Optimizing HPC Workflows for Geospatial Analysis

October 15, 2023 • 3 min read •

HPC Geospatial Performance

Introduction

In the era of big data, geospatial analysis has become increasingly complex, with datasets growing in both size and complexity. High-performance computing (HPC) provides the computational power needed to process and analyze these large geospatial datasets efficiently. However, optimizing HPC workflows requires careful consideration of various factors, from data storage and transfer to parallel processing and algorithm design.
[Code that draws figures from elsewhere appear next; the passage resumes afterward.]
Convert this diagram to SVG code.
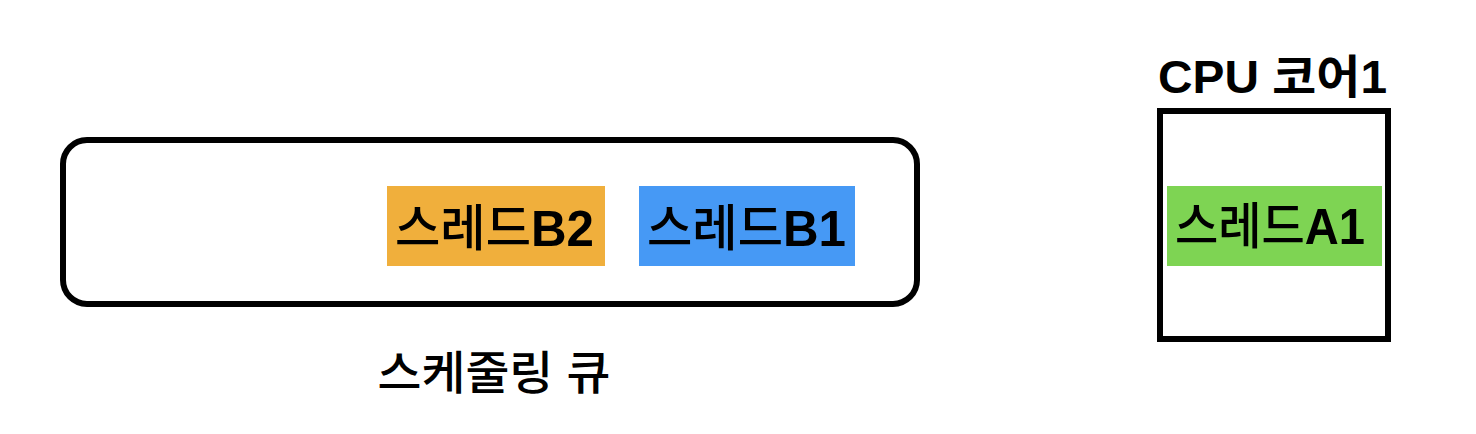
<svg xmlns="http://www.w3.org/2000/svg" width="1476" height="434" viewBox="0 0 1476 434">
<style>
.t{font-family:"Liberation Sans","Noto Sans CJK KR",sans-serif;fill:#000}
.lbl{font-size:50px;font-weight:500}
.lat{font-weight:bold}
.cap{font-size:46px;font-weight:500}
.head{font-size:46px;font-weight:bold}
.box{fill:none;stroke:#000;stroke-width:6}
</style>
<rect width="1476" height="434" fill="#fff"/>
<g id="queue">
<rect class="box" x="63" y="140" width="854" height="164" rx="24" ry="24"/>
</g>
<g id="queue-label">
<text class="t cap" x="494" y="389" text-anchor="middle" textLength="233" lengthAdjust="spacingAndGlyphs">스케줄링 큐</text>
</g>
<g id="threadB2">
<rect x="387" y="186" width="218" height="80" fill="#F0AF3C"/>
<text class="t lbl" x="395" y="246" textLength="199" lengthAdjust="spacingAndGlyphs">스레드<tspan class="lat">B2</tspan></text>
</g>
<g id="threadB1">
<rect x="639" y="186" width="216" height="80" fill="#4699F5"/>
<text class="t lbl" x="647" y="246" textLength="199" lengthAdjust="spacingAndGlyphs">스레드<tspan class="lat">B1</tspan></text>
</g>
<g id="cpu">
<rect class="box" x="1160" y="111" width="228" height="228"/>
<text class="t head" x="1158" y="93" textLength="229" lengthAdjust="spacingAndGlyphs">CPU 코어1</text>
</g>
<g id="threadA1">
<rect x="1167" y="186" width="215" height="80" fill="#7ED453"/>
<text class="t lbl" x="1175" y="244" textLength="190" lengthAdjust="spacingAndGlyphs">스레드<tspan class="lat">A1</tspan></text>
</g>
<g id="connectors"></g>
</svg>
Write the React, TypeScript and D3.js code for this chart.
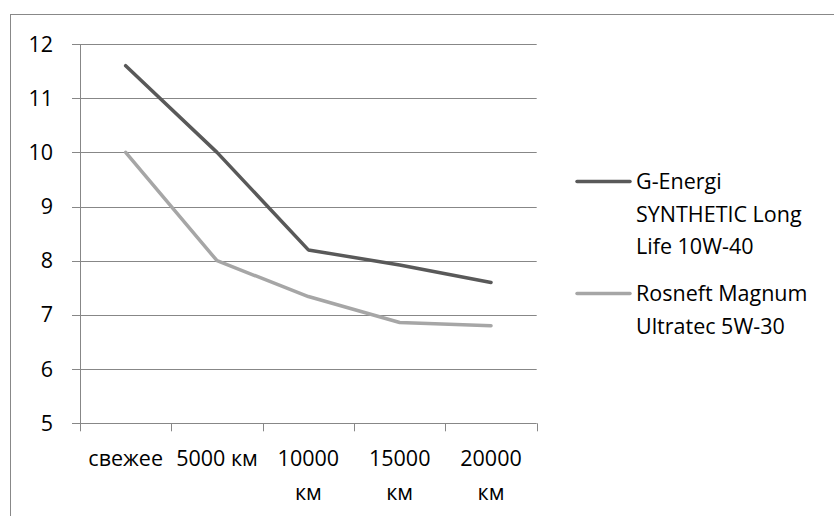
import React from 'react';
import * as d3 from 'd3';

// categories (x axis), each label split into lines as wrapped in the chart
const categories = ['свежее', '5000 км', '10000 км', '15000 км', '20000 км'];
const categoryLines = [['свежее'], ['5000 км'], ['10000', 'км'], ['15000', 'км'], ['20000', 'км']];

const seriesNames = ['G-Energi SYNTHETIC Long Life 10W-40', 'Rosneft Magnum Ultratec 5W-30'];
const legendLines = [['G-Energi', 'SYNTHETIC Long', 'Life 10W-40'], ['Rosneft Magnum', 'Ultratec 5W-30']];
const gEnergi = [11.6, 10, 8.2, 7.92, 7.6];
const rosneft = [10, 8, 7.34, 6.86, 6.8];
const yTicks = [5, 6, 7, 8, 9, 10, 11, 12];

const W = 834;
const H = 516;
const FONT = '"Open Sans", sans-serif';
const FS = 21.5;

const App = () => {
  const x = d3.scaleBand<string>().domain(categories).range([80, 536.7]);
  const y = d3.scaleLinear().domain([5, 12]).range([423.3, 44]);

  const line = d3.line<number>()
    .x((_, i) => (x(categories[i]) as number) + x.bandwidth() / 2)
    .y(d => y(d));

  const series = [
    { name: seriesNames[0], values: gEnergi, color: '#595959', legendY: 181.5 },
    { name: seriesNames[1], values: rosneft, color: '#a6a6a6', legendY: 293.5 }
  ];

  const tickXs = categories.map(c => x(c) as number).concat([x.range()[1]]);

  return (
    <svg width={W} height={H} style={{ position: 'absolute', left: 0, top: 0, background: '#fff' }}>
      {/* outer chart frame (cropped on right and bottom) */}
      <rect x={10.5} y={14.5} width={900} height={600} fill="#fff" stroke="#888" />

      {/* gridlines */}
      {yTicks.map(t => (
        <line key={t} x1={72} x2={536.7} y1={Math.round(y(t)) + 0.5} y2={Math.round(y(t)) + 0.5} stroke="#878787" strokeWidth={1} />
      ))}
      {/* y axis */}
      <line x1={80.5} x2={80.5} y1={y(12)} y2={y(5)} stroke="#878787" />
      {/* x ticks */}
      {tickXs.map((tx, i) => (
        <line key={i} x1={Math.round(tx) + 0.5} x2={Math.round(tx) + 0.5} y1={y(5)} y2={y(5) + 8} stroke="#878787" />
      ))}

      {/* y tick labels */}
      {yTicks.map(t => (
        <text key={t} x={53} y={y(t)} dy="0.35em" textAnchor="end" fontFamily={FONT} fontSize={FS} fill="#000">{t}</text>
      ))}

      {/* x labels */}
      {categories.map((c, i) => (
        <text key={c} textAnchor="middle" fontFamily={FONT} fontSize={FS} fill="#000">
          {categoryLines[i].map((l, j) => (
            <tspan key={j} x={(x(c) as number) + x.bandwidth() / 2} y={458 + j * 34.5} dy="0.35em">{l}</tspan>
          ))}
        </text>
      ))}

      {/* series lines */}
      {series.map(s => (
        <path key={s.name} d={line(s.values) as string} fill="none" stroke={s.color} strokeWidth={3.5} strokeLinejoin="round" strokeLinecap="round" />
      ))}

      {/* legend */}
      {series.map((s, i) => (
        <g key={s.name}>
          <line x1={577} x2={630} y1={s.legendY} y2={s.legendY} stroke={s.color} strokeWidth={3.5} strokeLinecap="round" />
          <text fontFamily={FONT} fontSize={FS} fill="#000">
            {legendLines[i].map((l, j) => (
              <tspan key={j} x={636} y={s.legendY + j * 32.5} dy="0.35em">{l}</tspan>
            ))}
          </text>
        </g>
      ))}
    </svg>
  );
};

export default App;
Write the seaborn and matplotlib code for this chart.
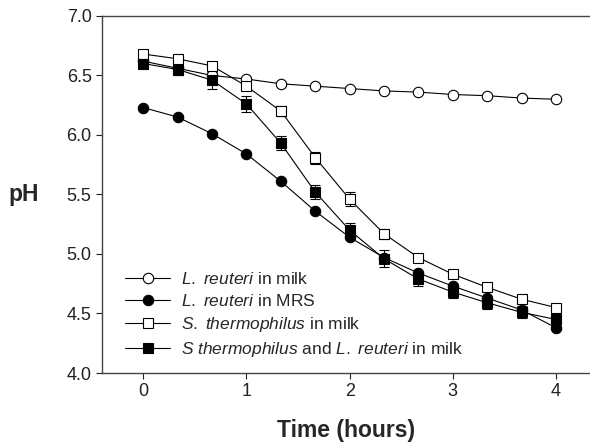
import matplotlib
matplotlib.use("Agg")
import matplotlib.pyplot as plt
import seaborn as sns
import pandas as pd
import numpy as np

# sampling times (hours)
time_h = [0, 1/3, 2/3, 1, 4/3, 5/3, 2, 7/3, 8/3, 3, 10/3, 11/3, 4]

# pH values
reuteri_milk = [6.62, 6.56, 6.50, 6.47, 6.43, 6.41, 6.39, 6.37, 6.36, 6.34, 6.33, 6.31, 6.30]
reuteri_mrs = [6.23, 6.15, 6.01, 5.84, 5.61, 5.36, 5.14, 4.97, 4.84, 4.73, 4.63, 4.53, 4.38]
thermo_milk = [6.68, 6.64, 6.58, 6.41, 6.20, 5.81, 5.46, 5.17, 4.97, 4.83, 4.72, 4.62, 4.55]
coculture = [6.60, 6.55, 6.46, 6.26, 5.93, 5.52, 5.20, 4.96, 4.79, 4.68, 4.59, 4.51, 4.45]

# standard deviations (error bars)
thermo_milk_sd = [0.02, 0.02, 0.02, 0.02, 0.04, 0.05, 0.06, 0.04, 0.02, 0.02, 0.02, 0.02, 0.02]
coculture_sd = [0.03, 0.05, 0.07, 0.07, 0.06, 0.06, 0.06, 0.07, 0.06, 0.05, 0.05, 0.05, 0.05]

labels = [r"$\it{L.\ reuteri}$ in milk",
          r"$\it{L.\ reuteri}$ in MRS",
          r"$\it{S.\ thermophilus}$ in milk",
          r"$\it{S\ thermophilus}$ and $\it{L.\ reuteri}$ in milk"]

sns.set_style("ticks")
plt.rcParams['font.family'] = ['Liberation Sans', 'DejaVu Sans']
plt.rcParams['mathtext.fontset'] = 'custom'
plt.rcParams['mathtext.it'] = 'Liberation Sans:italic'
plt.rcParams['mathtext.rm'] = 'Liberation Sans'

fig = plt.figure(figsize=(5.9, 4.43), dpi=100)
ax = fig.add_axes([0.173, 0.158, 0.827, 0.806])

series = [
    (reuteri_milk, None, 'o', 'white'),
    (reuteri_mrs, None, 'o', 'black'),
    (thermo_milk, thermo_milk_sd, 's', 'white'),
    (coculture, coculture_sd, 's', 'black'),
]

for (vals, sd, mk, face), lab in zip(series, labels):
    df = pd.DataFrame({'time': time_h, 'pH': vals})
    if sd is not None:
        ax.errorbar(time_h, vals, yerr=sd, fmt='none', ecolor='black',
                    elinewidth=0.8, capsize=3.5, capthick=0.8, zorder=2)
    sns.lineplot(data=df, x='time', y='pH', ax=ax, color='black', linewidth=0.8,
                 marker=mk, markersize=7.5, markerfacecolor=face,
                 markeredgecolor='black', markeredgewidth=0.8, label=lab, zorder=3)

ax.set_xlim(-0.4, 4.33)
ax.set_ylim(4.0, 7.0)
ax.set_xticks([0, 1, 2, 3, 4])
ax.set_yticks(np.arange(4.0, 7.01, 0.5))
ax.set_yticklabels([f"{v:.1f}" for v in np.arange(4.0, 7.01, 0.5)])
ax.tick_params(labelsize=13, colors='#222222', length=4, width=0.8)

ax.spines['right'].set_visible(False)
ax.spines['top'].set_visible(True)
for s in ['left', 'bottom', 'top']:
    ax.spines[s].set_linewidth(1.0)
    ax.spines[s].set_color('#444444')

ax.set_xlabel('Time (hours)', fontsize=16.5, fontweight='bold', va='center')
ax.xaxis.set_label_coords(0.5, -0.16)
ax.set_ylabel('pH', fontsize=16.5, fontweight='bold', rotation=0, va='center')
ax.yaxis.set_label_coords(-0.16, 0.5)

ax.legend(loc='lower left', bbox_to_anchor=(0.015, -0.005), frameon=False,
          fontsize=12.5, handlelength=2.6, handletextpad=0.6, labelspacing=0.35)

plt.savefig('out.png', dpi=100)
plt.close()
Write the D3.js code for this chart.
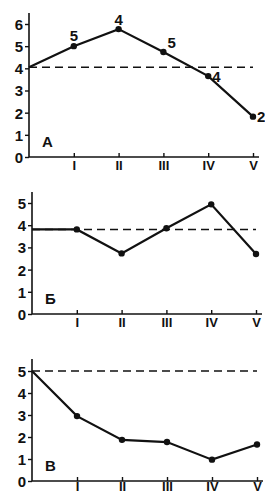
<!DOCTYPE html>
<html>
<head>
<meta charset="utf-8">
<script src="https://cdn.jsdelivr.net/npm/d3@7"></script>
<style>
  body { margin: 0; background: #fff; }
  svg { display: block; }
  .tick text { font-family: "Liberation Sans", Arial, sans-serif; fill: #111; font-weight: bold; }
</style>
</head>
<body>
<div id="vis"></div>
<script>
const WIDTH = 265;
const HEIGHT = 497;

const categories = ["I", "II", "III", "IV", "V"];

// panel A
const startA = 4.05;
const valuesA = [5.0, 5.77, 4.74, 3.65, 1.82];
const meanA = 4.05;
const marksA = ["5", "4", "5", "4", "2"];
const ticksA = [0, 1, 2, 3, 4, 5, 6];

// panel Б
const startB = 3.81;
const valuesB = [3.81, 2.73, 3.86, 4.94, 2.7];
const meanB = 3.81;
const ticksB = [0, 1, 2, 3, 4, 5];

// panel В
const startC = 5.0;
const valuesC = [2.95, 1.87, 1.77, 0.97, 1.66];
const meanC = 5.0;
const ticksC = [0, 1, 2, 3, 4, 5];

const FRAME = d3.select("#vis")
  .append("svg")
    .attr("width", WIDTH)
    .attr("height", HEIGHT);

const INK = "#111";
const FONT = "'Liberation Sans', Arial, sans-serif";

// one panel = one little chart, placed by its pixel box
function panel(p) {
  const X = d3.scaleLinear().domain([0, 5]).range([p.left, p.right]);
  const Y = d3.scaleLinear().domain([0, p.ymax]).range([p.bottom, p.ytop]);
  const g = FRAME.append("g");

  // axes lines
  g.append("line")
    .attr("x1", X(0)).attr("x2", X(0))
    .attr("y1", Y(0)).attr("y2", p.axisTop)
    .attr("stroke", INK).attr("stroke-width", 1.6);
  g.append("line")
    .attr("x1", X(0)).attr("x2", X(5) + 6)
    .attr("y1", Y(0)).attr("y2", Y(0))
    .attr("stroke", INK).attr("stroke-width", 1.6);

  // y ticks
  const yAxis = g.append("g")
    .attr("transform", "translate(" + X(0) + ",0)")
    .call(d3.axisLeft(Y).tickValues(p.ticks).tickFormat(d3.format("d"))
      .tickSize(4).tickSizeOuter(0).tickPadding(2));
  yAxis.select(".domain").remove();
  yAxis.selectAll(".tick line").attr("stroke", INK).attr("stroke-width", 1.4);
  yAxis.selectAll(".tick text").attr("font-size", "15px").attr("dy", "0.36em");

  // x ticks
  const xAxis = g.append("g")
    .attr("transform", "translate(0," + Y(0) + ")")
    .call(d3.axisBottom(X).tickValues([1, 2, 3, 4, 5])
      .tickFormat((d) => categories[d - 1])
      .tickSize(-4).tickSizeOuter(0).tickPadding(p.pad));
  xAxis.select(".domain").remove();
  xAxis.selectAll(".tick line").attr("stroke", INK).attr("stroke-width", 1.4);
  xAxis.selectAll(".tick text").attr("font-size", "13px");

  // dashed level
  g.append("line")
    .attr("x1", X(0)).attr("x2", X(5))
    .attr("y1", Y(p.mean)).attr("y2", Y(p.mean))
    .attr("stroke", INK).attr("stroke-width", 1.5)
    .attr("stroke-dasharray", "8,5");

  // line
  const pts = [[0, p.start]].concat(p.values.map((v, i) => [i + 1, v]));
  g.append("path")
    .datum(pts)
    .attr("fill", "none")
    .attr("stroke", INK)
    .attr("stroke-width", 2.2)
    .attr("d", d3.line().x((d) => X(d[0])).y((d) => Y(d[1])));

  g.selectAll("circle")
    .data(p.values)
    .enter()
    .append("circle")
      .attr("cx", (d, i) => X(i + 1))
      .attr("cy", (d) => Y(d))
      .attr("r", 3.2)
      .attr("fill", INK);

  // panel letter
  g.append("text")
    .attr("x", X(0) + 13)
    .attr("y", Y(0) - 10)
    .attr("font-family", FONT)
    .attr("font-size", "15px")
    .attr("font-weight", "bold")
    .attr("fill", INK)
    .text(p.letter);

  return { g: g, X: X, Y: Y };
}

const A = panel({ left: 29, right: 253, bottom: 157, ytop: 24, ymax: 6, axisTop: 13, pad: 4,
  ticks: ticksA, start: startA, values: valuesA, mean: meanA, letter: "А" });
panel({ left: 32, right: 256, bottom: 314, ytop: 203, ymax: 5, axisTop: 192, pad: 4,
  ticks: ticksB, start: startB, values: valuesB, mean: meanB, letter: "Б" });
panel({ left: 32, right: 257, bottom: 481, ytop: 371, ymax: 5, axisTop: 359, pad: 1,
  ticks: ticksC, start: startC, values: valuesC, mean: meanC, letter: "В" });

// grade marks next to the points of A
const markPos = [[0, -5, "middle"], [0, -4, "middle"], [4, -4, "start"], [4, 6, "start"], [4, 5, "start"]];
A.g.selectAll(".mark")
  .data(marksA)
  .enter()
  .append("text")
    .attr("class", "mark")
    .attr("x", (d, i) => A.X(i + 1) + markPos[i][0])
    .attr("y", (d, i) => A.Y(valuesA[i]) + markPos[i][1])
    .attr("text-anchor", (d, i) => markPos[i][2])
    .attr("font-family", FONT)
    .attr("font-size", "15px")
    .attr("font-weight", "bold")
    .attr("fill", INK)
    .text((d) => d);
</script>
</body>
</html>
Understanding the Challenges

Data Locality and Transfer

One of the primary challenges in HPC workflows is managing data locality. Moving large geospatial datasets between storage and compute resources can become a significant bottleneck. To address this:

Colocate computation with data when possible
Use efficient data formats like Zarr or Cloud-Optimized GeoTIFFs
Implement data chunking strategies that match access patterns

Parallel Processing Patterns

Effective parallelization is key to HPC performance:

# Example of parallel processing with Dask
import dask.array as da
import xarray as xr

# Open a large geospatial dataset
ds = xr.open_zarr('s3://bucket/path/to/data.zarr')

# Process in parallel
result = (ds.temperature
          .groupby('time.month')
          .mean('time')
          .compute())

Optimization Techniques

1. Efficient Data Structures

Choose data structures that minimize memory usage and maximize cache efficiency:

Sparse matrices for datasets with many zeros
Space-filling curves (e.g., Hilbert curve) for better data locality
Compressed data structures for categorical or repetitive data

2. Algorithm Selection

Select algorithms with appropriate computational complexity for your problem size:

Algorithm	Time Complexity	Space Complexity	Best For
Brute Force	O(n²)	O(1)	Small datasets
KD-Tree	O(n log n)	O(n)	Spatial queries
R*-Tree	O(log n)	O(n)	Spatial indexing
H3/Uber	O(1)	O(n)	Geospatial aggregation

3. Memory Management

Use out-of-core computation for datasets larger than memory
Implement memory mapping for efficient file I/O
Profile memory usage to identify and fix leaks

Case Study: Large-Scale Terrain Analysis

In a recent project, we optimized a terrain analysis workflow that processed global elevation data at 30m resolution. The original implementation took 12 hours to complete. After optimization:

Data Preprocessing: Reduced data loading time by 60% using chunked storage
Parallelization: Achieved 8x speedup with Dask distributed
Algorithm Optimization: Reduced computation time by 40% with better algorithm selection

The final optimized workflow completed in just 45 minutes, a 16x improvement over the original.

Best Practices

Profile before optimizing: Use tools like cProfile and memory_profiler
Start simple: Optimize only after establishing a working baseline
Consider the full stack: From storage to visualization
Document your optimizations: For future reference and reproducibility

Conclusion

Optimizing HPC workflows for geospatial analysis requires a combination of domain knowledge, computational techniques, and careful measurement. By understanding the specific requirements of geospatial data and applying targeted optimizations, significant performance improvements can be achieved.